1. I'm becoming keener on what I'm starting to call the extended wilderness encounter, which begins not when the two parties necessarily see each other, but when one of them realises the other exists. This could be on sight (for instance, well concealed bandits waiting for a passing group of horsemen) but it could equally be a distance of miles. Take, for instance, the photo I took on Saturday:
You didn't have to be Aragorn to notice that a horse had walked by and it had been most-likely wearing a horse-shoe and hence carrying a rider. And you would have had to have been more-or-less blind to miss it. God knows where the horse and rider were at the point I noticed its tracks (I wasn't about to follow them) but it was likely miles away. So what business do we have rolling up encounter distances in the wilderness of d4x10 yards or whatever?
2. We're very wedded to a human view of the universe even in the context of a fantasy game. During summer if you're hiking around the Northumberland countryside you can't move for pheasants. They've all been set loose by game-keepers on local country estates so they can fatten up ready to be shot - 30 million of the poor bastards nationally each year, it seems.
I've been comings across pheasants constantly in all my time hiking this area of the country, but the question has never occurred to me before: what kind of creatures would storm giant game-keepers release every year to hunt? I'm caught up in thinking of the wilderness from a human perspective - human use, and human scale. Horizons need to be expanded.

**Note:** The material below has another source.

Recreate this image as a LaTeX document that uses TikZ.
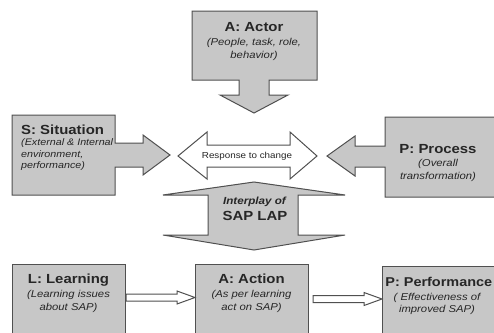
\documentclass[tikz,border=0pt]{standalone}
\usepackage{fontspec}
\setmainfont{Liberation Sans}[FakeStretch=1.13]
\setsansfont{Liberation Sans}[FakeStretch=1.13]
\usetikzlibrary{calc,positioning}
\definecolor{boxgray}{RGB}{199,199,199}
\definecolor{edgegray}{RGB}{80,80,80}
\definecolor{inkgray}{RGB}{38,38,38}
\newcommand{\ttlfont}{\fontsize{13.2}{15}\selectfont\bfseries}
\newcommand{\subfont}{\fontsize{10}{12.6}\selectfont\itshape}
\newcommand{\hollowarrow}[2]{%
  \draw[hollow] ($(#1)+(0,-3.5)$) -- ($(#2)+(-18,-3.5)$) -- ($(#2)+(-18,-6.5)$)
    -- (#2) -- ($(#2)+(-18,6.5)$) -- ($(#2)+(-18,3.5)$) -- ($(#1)+(0,3.5)$) -- cycle;}
\tikzset{
  blk/.style={draw=edgegray,fill=boxgray,line width=1pt,line join=miter},
  hollow/.style={draw=edgegray,fill=white,line width=1pt,line join=miter},
  sapbox/.style={blk,rectangle,anchor=north west,inner sep=0pt,
                 minimum width=113pt,minimum height=80pt},
  ttl/.style={font=\ttlfont,text=inkgray,inner sep=0pt,anchor=base},
  sub/.style={font=\subfont,text=inkgray,inner sep=0pt,align=center,anchor=base},
}

\begin{document}
\begin{tikzpicture}[x=1pt,y=-1pt]
  \useasboundingbox (0,0) rectangle (494,332);
  \clip (0,0) rectangle (494,332);
  % callout blocks
  \draw[blk] (192,11) -- (317,11) -- (317,80) -- (269,80) -- (269,95) -- (288,95)
    -- (254,113) -- (220,95) -- (239,95) -- (239,80) -- (192,80) -- cycle;
  \draw[blk] (12,115) -- (115,115) -- (115,143) -- (143,143) -- (143,135)
    -- (170,155) -- (143,175) -- (143,167) -- (115,167) -- (115,195) -- (12,195) -- cycle;
  \draw[blk] (500,117) -- (385,117) -- (385,146) -- (355,146) -- (355,136)
    -- (327,156) -- (355,176) -- (355,167) -- (385,167) -- (385,197) -- (500,197);
  \draw[hollow] (178,156) -- (207,132) -- (207,145) -- (290,145) -- (290,132)
    -- (317,156) -- (290,179) -- (290,167) -- (207,167) -- (207,179) -- cycle;
  \draw[blk] (254,182) -- (345,195) -- (298,195) -- (298,235) -- (345,235)
    -- (254,250) -- (163,235) -- (208,235) -- (208,195) -- (163,195) -- cycle;
  % bottom row
  \node[sapbox] (learning) at (12,263.5) {};
  \node[sapbox] (action) at (195,263.5) {};
  \node[sapbox,minimum width=120pt] (performance) at (382,266) {};
  \coordinate (actout) at ([xshift=4pt]action.east);
  \hollowarrow{learning.east |- 0,297.5}{action.west |- 0,297.5}
  \hollowarrow{actout |- 0,299}{performance.west |- 0,299}
  % texts (sub nodes sit on the baseline of their last line)
  \node[ttl] (actor) at (254,31.7) {A: Actor};
  \node[sub] (actorsub) at (254,58.3) {(People, task, role,\\behavior)};
  \node[ttl,anchor=base west] (situation) at (21,134) {S: Situation};
  \node[sub,align=left,anchor=base west,font=\fontsize{9.5}{11.2}\selectfont\itshape]
    (situationsub) at (21,168.3) {(External \& Internal\\environment,\\performance)};
  \node[ttl] (process) at (438,153.3) {P: Process};
  \node[sub] (processsub) at (438,179.5) {(Overall\\transformation)};
  \node[font=\fontsize{8.7}{10}\selectfont,text=inkgray,inner sep=0pt,anchor=base]
    (response) at (247,158.5) {Response to change};
  \node[ttl,font=\fontsize{10.3}{12}\selectfont\bfseries\itshape] (interplay) at (254.5,204.3)
    {Interplay of};
  \node[ttl] (saplap) at (255,220.7) {SAP LAP};
  \node[ttl] (learnttl) at (68.5,283.7) {L: Learning};
  \node[sub] (learnsub) at (68.5,310.3) {(Learning issues\\about SAP)};
  \node[ttl] (actttl) at (251.5,283.7) {A: Action};
  \node[sub] (actsub) at (251.5,310.3) {(As per learning\\act on SAP)};
  \node[ttl,anchor=base east,font=\fontsize{12.8}{15}\selectfont\bfseries] (perfttl)
    at (492.5,286) {P: Performance};
  \node[sub] (perfsub) at (437,312.6) {( Effectiveness of\\improved SAP)};
\end{tikzpicture}
\end{document}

3. A big element of making wilderness adventure exciting has to revolve around accurately representing how tough it can be out there. The other day I was watching a Natural World documentary about the Scottish Highlands; the narrator quite blithely stated that lots of deer die in the Western Highlands during spring because they've been rained on so much over the winter that they are critically weakened and die of exposure. And that's deer, who you'd think would be reasonably well equipped to deal with the elements. Imagine being a medieval person travelling through that sort of environment. There's a reason our ancestors didn't get about much.